# PROVIDED MATERIAL
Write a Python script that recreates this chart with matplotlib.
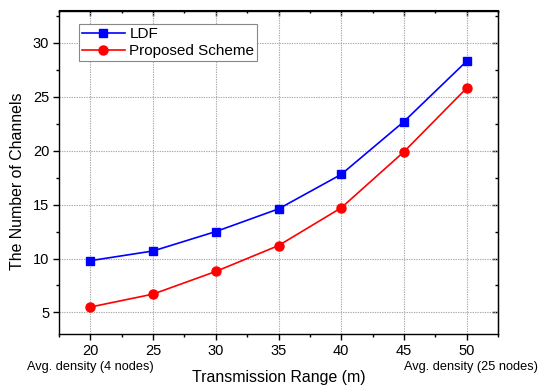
import matplotlib
matplotlib.use("Agg")
import matplotlib.pyplot as plt
from matplotlib.ticker import MultipleLocator

plt.rcParams['font.family'] = ['Liberation Sans', 'DejaVu Sans']

ranges = [20, 25, 30, 35, 40, 45, 50]
ldf = [9.8, 10.7, 12.5, 14.6, 17.8, 22.7, 28.3]
proposed = [5.5, 6.7, 8.8, 11.2, 14.7, 19.9, 25.8]
series_names = ["LDF", "Proposed Scheme"]
xlabel = "Transmission Range (m)"
ylabel = "The Number of Channels"
note_left = "Avg. density (4 nodes)"
note_right = "Avg. density (25 nodes)"

fig = plt.figure(figsize=(5.5, 3.92), dpi=100)
ax = fig.add_axes([59/550, 1-334/392, (498-59)/550, (334-10.5)/392])

ax.plot(ranges, ldf, color='#0000ff', lw=1.2, marker='s', ms=5.5, label=series_names[0], zorder=3)
ax.plot(ranges, proposed, color='#ff0000', lw=1.2, marker='o', ms=6.5, label=series_names[1], zorder=3)

ax.set_xlim(17.5, 52.5)
ax.set_ylim(3, 33)
ax.xaxis.set_major_locator(MultipleLocator(5))
ax.xaxis.set_minor_locator(MultipleLocator(2.5))
ax.yaxis.set_major_locator(MultipleLocator(5))
ax.yaxis.set_minor_locator(MultipleLocator(2.5))

ax.grid(True, which='major', color='#aaaaaa', linestyle=(0, (1.2, 1)), linewidth=0.8)
ax.set_axisbelow(True)

for s in ax.spines.values():
    s.set_linewidth(1.0)

ax.tick_params(axis='both', which='both', direction='out', labelsize=10.5, width=1.0)
ax.tick_params(which='major', length=4, pad=3)
ax.tick_params(which='minor', length=2.5)

# inward ticks on top and right
axt = ax.secondary_xaxis('top')
axt.xaxis.set_major_locator(MultipleLocator(5))
axt.xaxis.set_minor_locator(MultipleLocator(2.5))
axt.tick_params(which='both', direction='in', labeltop=False, width=1.0)
axt.tick_params(which='major', length=4)
axt.tick_params(which='minor', length=2.5)
axt.set_xticklabels([])
axr = ax.secondary_yaxis('right')
axr.yaxis.set_major_locator(MultipleLocator(5))
axr.yaxis.set_minor_locator(MultipleLocator(2.5))
axr.tick_params(which='both', direction='in', labelright=False, width=1.0)
axr.tick_params(which='major', length=4)
axr.tick_params(which='minor', length=2.5)
axr.set_yticklabels([])

ax.set_xlabel(xlabel, fontsize=11.4, labelpad=9)
ax.set_ylabel(ylabel, fontsize=11.4)
ax.yaxis.set_label_coords(-0.0945, 0.471)
ax.yaxis.label.set_va('center')

ax.annotate(note_left, xy=(ranges[0], 0), xycoords=('data', 'axes fraction'),
            xytext=(0, -24), textcoords='offset points', ha='center', va='center', fontsize=9.2)
ax.annotate(note_right, xy=(ranges[-1], 0), xycoords=('data', 'axes fraction'),
            xytext=(3, -24), textcoords='offset points', ha='center', va='center', fontsize=9.2)

leg = ax.legend(loc='upper left', bbox_to_anchor=(20/439, 1-13.5/323.5), fontsize=11,
                fancybox=False, edgecolor='#888888', framealpha=1,
                borderpad=0.2, labelspacing=0.2, handlelength=2.8, handletextpad=0.3,
                borderaxespad=0)
leg.get_frame().set_linewidth(0.8)

fig.savefig("out.png", dpi=100)
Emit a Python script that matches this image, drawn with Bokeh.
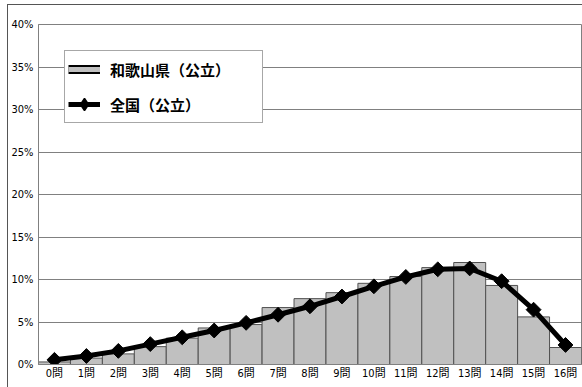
from bokeh.plotting import figure
from bokeh.models import (ColumnDataSource, FactorRange, PrintfTickFormatter, Legend,
                          LegendItem, FixedTicker, InlineStyleSheet)
from bokeh.embed import file_html
from bokeh.resources import INLINE

categories = ["0問", "1問", "2問", "3問", "4問", "5問", "6問", "7問", "8問",
              "9問", "10問", "11問", "12問", "13問", "14問", "15問", "16問"]
wakayama = [0.3, 0.75, 1.25, 2.1, 3.1, 4.3, 4.7, 6.7, 7.75,
            8.45, 9.55, 10.35, 11.4, 12.0, 9.3, 5.6, 2.0]
national = [0.55, 1.0, 1.6, 2.4, 3.2, 4.0, 4.9, 5.85, 6.85,
            8.0, 9.2, 10.3, 11.2, 11.3, 9.8, 6.45, 2.3]
y_ticks = [0, 5, 10, 15, 20, 25, 30, 35, 40]
series_names = ["和歌山県（公立）", "全国（公立）"]

src = ColumnDataSource(dict(cat=categories, w=wakayama, n=national))
# one off-screen point per legend-only renderer (below the visible y range)
dummy = ColumnDataSource(dict(cat=[categories[0]], y=[-10]))

NARROW = "DejaVu Sans Condensed, Noto Sans CJK JP, sans-serif"
CJK = "Noto Sans CJK JP, sans-serif"

border_css = InlineStyleSheet(css=":host { border-top: 1px solid #555555; "
                                  "border-left: 1px solid #555555; box-sizing: content-box; }")

p = figure(width=574, height=382,
           x_range=FactorRange(*categories, range_padding=0),
           y_range=(0, 40), output_backend="svg", toolbar_location=None,
           min_border_left=30, min_border_top=19, min_border_right=2, min_border_bottom=24,
           margin=(4, 0, 0, 7), stylesheets=[border_css])

bars = p.vbar(x="cat", top="w", width=1.0, source=src, fill_color="#c0c0c0",
              line_color="#505050", line_width=1)
ln = p.line(x="cat", y="n", source=src, line_color="black", line_width=5)
mk = p.scatter(x="cat", y="n", source=src, marker="square", angle=0.785398,
               size=10.5, fill_color="black", line_color="black")

# legend-only key glyphs
sw_out = p.line(x="cat", y="y", source=dummy, line_color="black", line_width=9,
                line_cap="butt")
sw_in = p.line(x="cat", y="y", source=dummy, line_color="#c0c0c0", line_width=5,
               line_cap="butt")
lg_ln = p.line(x="cat", y="y", source=dummy, line_color="black", line_width=5)
lg_mk = p.scatter(x="cat", y="y", source=dummy, marker="diamond", size=14,
                  fill_color="black", line_color="black", line_width=1.5)

p.yaxis.ticker = FixedTicker(ticks=y_ticks)
p.yaxis.formatter = PrintfTickFormatter(format="%d%%")
p.yaxis.major_tick_line_color = None
p.yaxis.minor_tick_line_color = None
p.yaxis.major_tick_out = 0
p.yaxis.major_tick_in = 0
p.yaxis.minor_tick_out = 0
p.yaxis.axis_line_color = "#808080"
p.yaxis.major_label_text_font = NARROW
p.yaxis.major_label_text_font_size = "11px"
p.yaxis.major_label_text_color = "#000000"
p.yaxis.major_label_standoff = 5

p.xaxis.major_tick_line_color = None
p.xaxis.major_tick_out = 0
p.xaxis.major_tick_in = 0
p.xaxis.axis_line_color = "#808080"
p.xaxis.major_label_text_font = NARROW
p.xaxis.major_label_text_font_size = "11px"
p.xaxis.major_label_text_color = "#000000"
p.xaxis.major_label_standoff = 2

p.xgrid.grid_line_color = None
p.ygrid.grid_line_color = "#808080"
p.ygrid.grid_line_width = 1
p.outline_line_color = "#808080"
p.background_fill_color = "white"
p.border_fill_color = "white"

legend = Legend(items=[LegendItem(label=series_names[0], renderers=[sw_out, sw_in]),
                       LegendItem(label=series_names[1], renderers=[lg_ln, lg_mk])],
                location=(26, 241), orientation="vertical",
                label_text_font=CJK, label_text_font_size="15px",
                label_text_font_style="bold",
                label_text_color="#000000",
                glyph_width=32, glyph_height=30, label_height=20, label_width=149,
                spacing=5, padding=3, margin=0, label_standoff=10,
                border_line_color="#505050", border_line_width=1,
                background_fill_alpha=1.0)
p.add_layout(legend, "center")

open("out.html", "w").write(file_html(p, INLINE))
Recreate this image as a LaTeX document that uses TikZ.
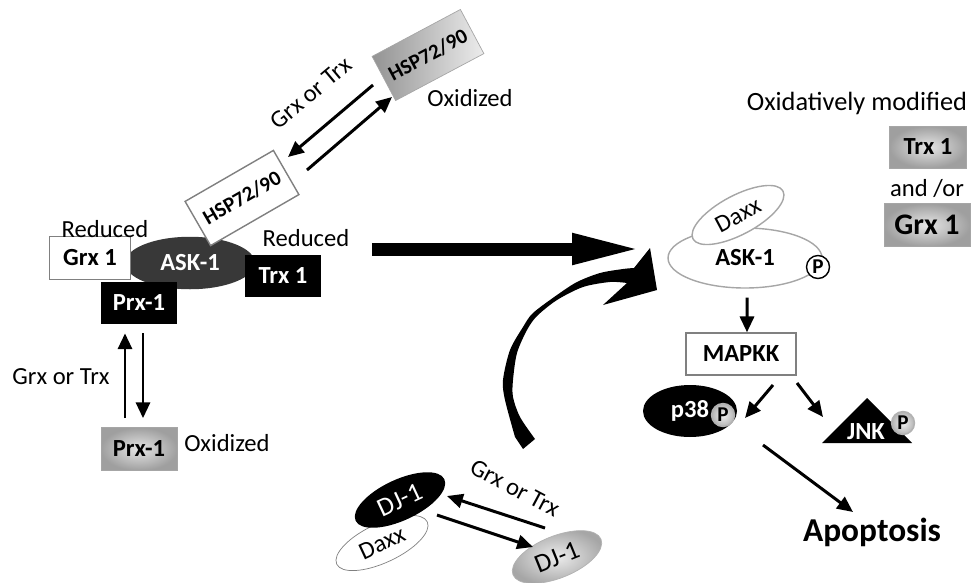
\documentclass[tikz,border=0pt]{standalone}
\usepackage{fontspec}
\setmainfont{Carlito}
\usetikzlibrary{arrows.meta,shapes.geometric}

\tikzset{
  lbl/.style={font=\fontsize{14}{16}\selectfont},
  prot/.style={font=\bfseries\fontsize{14}{16}\selectfont, inner sep=0pt, minimum width=1.54cm, minimum height=0.84cm},
  blackbox/.style={prot, fill=black, text=white},
  whitebox/.style={prot, fill=white, draw=gray, thick},
  graybox/.style={prot, draw=gray!70, inner color=gray!20, outer color=gray!75},
  arr/.style={line width=1.7pt, -{Triangle[length=9pt,width=8pt]}},
  phos/.style={circle, thick, inner sep=0pt, minimum size=0.46cm, font=\bfseries\fontsize{12}{12}\selectfont},
  grayphos/.style={phos, draw=gray!60, inner color=gray!10, outer color=gray!60}
}

\begin{document}
\begin{tikzpicture}[x=0.02cm, y=-0.02cm]
  \useasboundingbox (0,0) rectangle (973,582);

  % reduced complex
  \node[ellipse, fill=black!78, text=white, font=\bfseries\fontsize{14}{16}\selectfont,
        minimum width=2.6cm, minimum height=1.05cm] (ask) at (190,263) {ASK-1};
  \node[whitebox, minimum width=1.62cm, minimum height=0.86cm] (grx) at (90,258) {Grx 1};
  \node[blackbox] (trx) at (283,276) {Trx 1};
  \node[blackbox, minimum width=1.52cm] (prx) at (139,303) {Prx-1};
  \node[whitebox, rotate=30, minimum width=2.04cm, minimum height=1.02cm,
        font=\bfseries\fontsize{12}{14}\selectfont] (hspred) at (242,198) {HSP72/90};
  \node[lbl] (redL) at (105,229) {Reduced};
  \node[lbl] (redR) at (306,238) {Reduced};

  % HSP oxidation
  \node[prot, rotate=28, minimum width=2.0cm, minimum height=1.0cm, draw=gray!70,
        left color=gray!85, right color=gray!15,
        font=\bfseries\fontsize{12}{14}\selectfont] (hspox) at (428,55) {HSP72/90};
  \node[lbl] (oxA) at (470,98) {Oxidized};
  \node[lbl, rotate=40] (gtA) at (311,93) {Grx or Trx};
  \draw[arr] ([shift={(-55,30)}]hspox.center) -- ([shift={(46,-41)}]hspred.center);
  \draw[arr] ([shift={(65,-28)}]hspred.center) -- ([shift={(-36,42)}]hspox.center);

  % Prx oxidation
  \node[graybox, minimum width=1.52cm, minimum height=0.86cm] (prxox) at (139,449) {Prx-1};
  \node[lbl] (oxB) at (227,443) {Oxidized};
  \node[lbl] (gtB) at (61,377) {Grx or Trx};
  \draw[arr, shorten <=0.18cm, shorten >=0.18cm] ([xshift=-0.28cm]prxox.north) -- ([xshift=-0.28cm]prx.south);
  \draw[arr, shorten <=0.18cm, shorten >=0.18cm] ([xshift=0.08cm]prx.south) -- ([xshift=0.08cm]prxox.north);

  % DJ-1
  \node[ellipse, draw=gray, fill=white, rotate=25, minimum width=2.0cm, minimum height=0.76cm,
        lbl] (daxxB) at (382,543) {Daxx};
  \node[ellipse, fill=black, text=white, rotate=25, minimum width=1.96cm, minimum height=0.7cm,
        font=\fontsize{15}{16}\selectfont] (dj) at (400,500) {DJ-1};
  \node[ellipse, draw=gray!60, inner color=gray!15, outer color=gray!70, rotate=22,
        minimum width=1.9cm, minimum height=0.84cm, font=\fontsize{15}{16}\selectfont] (djox) at (557,557) {DJ-1};
  \node[lbl, rotate=-28] (gtC) at (515,488) {Grx or Trx};
  \draw[arr] ([shift={(-12,-29)}]djox.center) -- ([shift={(47,-4)}]dj.center);
  \draw[arr] ([shift={(37,15)}]dj.center) -- ([shift={(-24,-10)}]djox.center);

  % activated ASK-1
  \node[ellipse, draw=gray!70, thick, minimum width=3.08cm, minimum height=1.2cm,
        font=\bfseries\fontsize{14}{16}\selectfont] (ask2) at (745,258) {ASK-1};
  \node[ellipse, draw=gray!70, thick, fill=white, rotate=28, minimum width=2.04cm, minimum height=0.7cm,
        lbl] (daxxA) at (738,215) {Daxx};
  \node[phos, draw=black, fill=white] (pA) at (818,267) {P};

  \node[font=\fontsize{15}{17}\selectfont] (oxmod) at (857,103) {Oxidatively modified};
  \node[graybox] (trxox) at (928,147) {Trx 1};
  \node[lbl] (andor) at (927,188) {and /or};
  \node[graybox, minimum width=1.72cm, minimum height=0.86cm,
        font=\bfseries\fontsize{17}{19}\selectfont] (grxox) at (927,225) {Grx 1};

  % MAPK cascade
  \node[prot, draw=gray, thick, minimum width=2.2cm] (mapkk) at (741,354) {MAPKK};
  \node[ellipse, fill=black, text=white, font=\bfseries\fontsize{14}{16}\selectfont,
        minimum width=1.88cm, minimum height=1.04cm] (p38) at (690,411) {p38};
  \node[grayphos] (pp38) at (723,415) {P};
  \fill (822,443) -- (867,398) -- (912,443) -- cycle;
  \node[text=white, font=\bfseries\fontsize{14}{16}\selectfont] (jnk) at (866,432) {JNK};
  \node[grayphos] (pjnk) at (903,423) {P};
  \node[font=\bfseries\fontsize{19}{22}\selectfont] (apop) at (872,532) {Apoptosis};

  \draw[arr] ([shift={(2,9)}]ask2.south) -- ([xshift=0.12cm]mapkk.north);
  \draw[arr] ([shift={(32,31)}]mapkk.center) -- ([shift={(55,7)}]p38.center);
  \draw[arr] ([shift={(56,29)}]mapkk.center) -- ([shift={(-43,-15)}]jnk.center);
  \draw[arr] ([shift={(73,34)}]p38.center) -- ([shift={(-19,-20)}]apop.center);

  % big arrows
  \draw[line width=7.4pt, -{Triangle[length=40pt,width=16pt]}]
    ([shift={(50,-27)}]trx.east) -- ([shift={(-25,-9)}]ask2.west);
  \fill (523,449)
    -- plot[smooth] coordinates {(515,437) (505,400) (503,380) (510,350) (523,327) (533,313) (557,295) (577,282) (600,273) (623,269) (634,268)}
    -- (650,248) -- (657,290) -- (603,305) -- (627,283)
    -- plot[smooth] coordinates {(627,283) (610,282) (583,287) (557,300) (537,316) (527,330) (517,353) (513,380) (513,397) (520,417) (535,439)}
    -- cycle;
\end{tikzpicture}
\end{document}
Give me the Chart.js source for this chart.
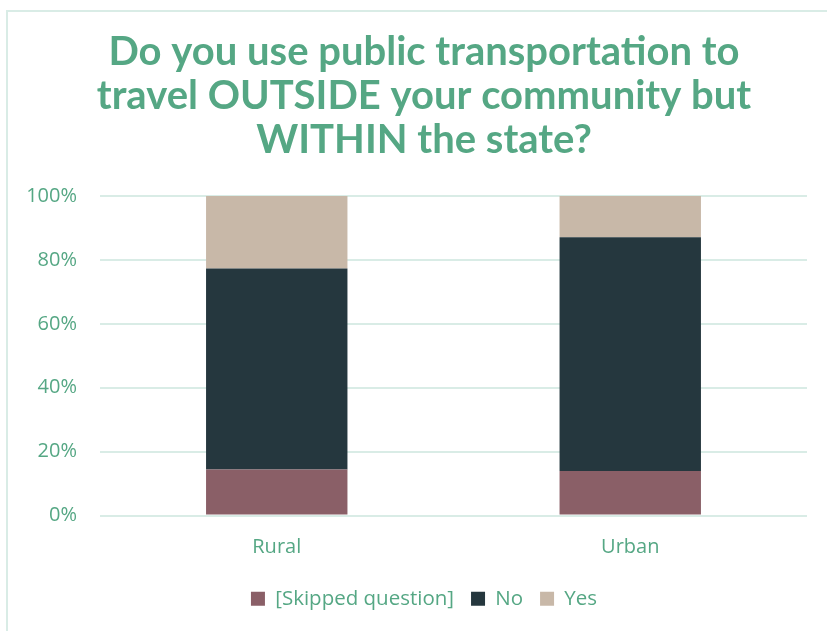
<!DOCTYPE html>
<html>
<head>
<meta charset="utf-8">
<script src="https://cdn.jsdelivr.net/npm/chart.js@4"></script>
<style>
  body { margin: 0; background: #fff; overflow: hidden; }
  #wrap { position: relative; width: 827px; height: 631px; overflow: hidden; }
  #frame { position: absolute; left: 6px; top: 10px; right: -10px; bottom: -10px;
           border-left: 2px solid #d9ece6; border-top: 2px solid #d9ece6; pointer-events: none; }
</style>
</head>
<body>
<div id="wrap">
  <!-- canvas runs past the right edge, like the cropped original -->
  <canvas id="chart" width="848" height="631"></canvas>
  <div id="frame"></div>
</div>
<script>
const categories = ['Rural', 'Urban'];
const skipped = [14.4, 13.9];
const no = [62.9, 73.2];
const yes = [22.7, 12.9];
const yTicks = [0, 20, 40, 60, 80, 100];

const green = '#55a784';

const ctx = document.getElementById('chart').getContext('2d');
new Chart(ctx, {
  type: 'bar',
  data: {
    labels: categories,
    datasets: [
      { label: '[Skipped question]', data: skipped, backgroundColor: '#8a5f67' },
      { label: 'No', data: no, backgroundColor: '#25373e' },
      { label: 'Yes', data: yes, backgroundColor: '#c8b8a8' }
    ]
  },
  options: {
    responsive: false,
    animation: false,
    layout: { padding: { top: 30, right: 0, left: 0, bottom: 12 } },
    datasets: { bar: { categoryPercentage: 1, barPercentage: 0.4 } },
    plugins: {
      title: {
        display: true,
        text: ['Do you use public transportation to', 'travel OUTSIDE your community but', 'WITHIN the state?'],
        color: green,
        font: { family: 'Lato', weight: 'bold', size: 40, lineHeight: 1.1 },
        padding: { top: 0, bottom: 34 }
      },
      legend: {
        position: 'bottom',
        labels: {
          color: green,
          font: { family: 'Open Sans', size: 20.5 },
          boxWidth: 14, boxHeight: 14,
          padding: 17
        }
      },
      tooltip: { enabled: false }
    },
    scales: {
      x: {
        stacked: true,
        grid: { display: false },
        border: { display: false },
        ticks: { color: green, font: { family: 'Open Sans', size: 20 }, padding: 12 }
      },
      y: {
        stacked: true,
        min: 0, max: 100,
        afterFit: s => { s.width = 100; },
        afterBuildTicks: s => { s.ticks = yTicks.map(v => ({ value: v })); },
        grid: { color: '#d9ece6', lineWidth: 2, drawTicks: false },
        border: { display: false },
        ticks: { color: green, font: { family: 'Open Sans', size: 20 }, padding: 23,
                 callback: v => v + '%' }
      },
      // empty right margin so the plot ends where the original does
      yRight: {
        type: 'linear',
        position: 'right',
        afterFit: s => { s.width = 41; },
        grid: { display: false },
        border: { display: false },
        ticks: { display: false }
      }
    }
  }
});
</script>
</body>
</html>
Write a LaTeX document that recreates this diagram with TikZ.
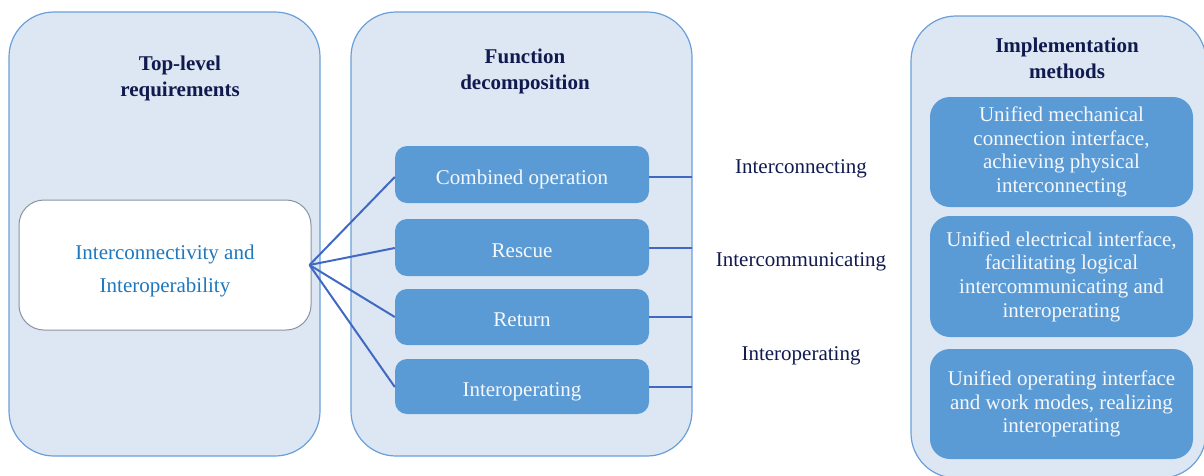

# EXERCISE DIRECTIONS
Copy nothing but the lines from the top of the data down to the line containing "plt.rcParams['font.family'] = ['Liberation", and leave the pictures out.

# FINAL ANSWER
Write a Python script that recreates this chart with matplotlib.
import matplotlib
matplotlib.use("Agg")
import matplotlib.pyplot as plt
from matplotlib.ticker import MultipleLocator

plt.rcParams['font.family'] = ['Liberation Sans', 'DejaVu Sans']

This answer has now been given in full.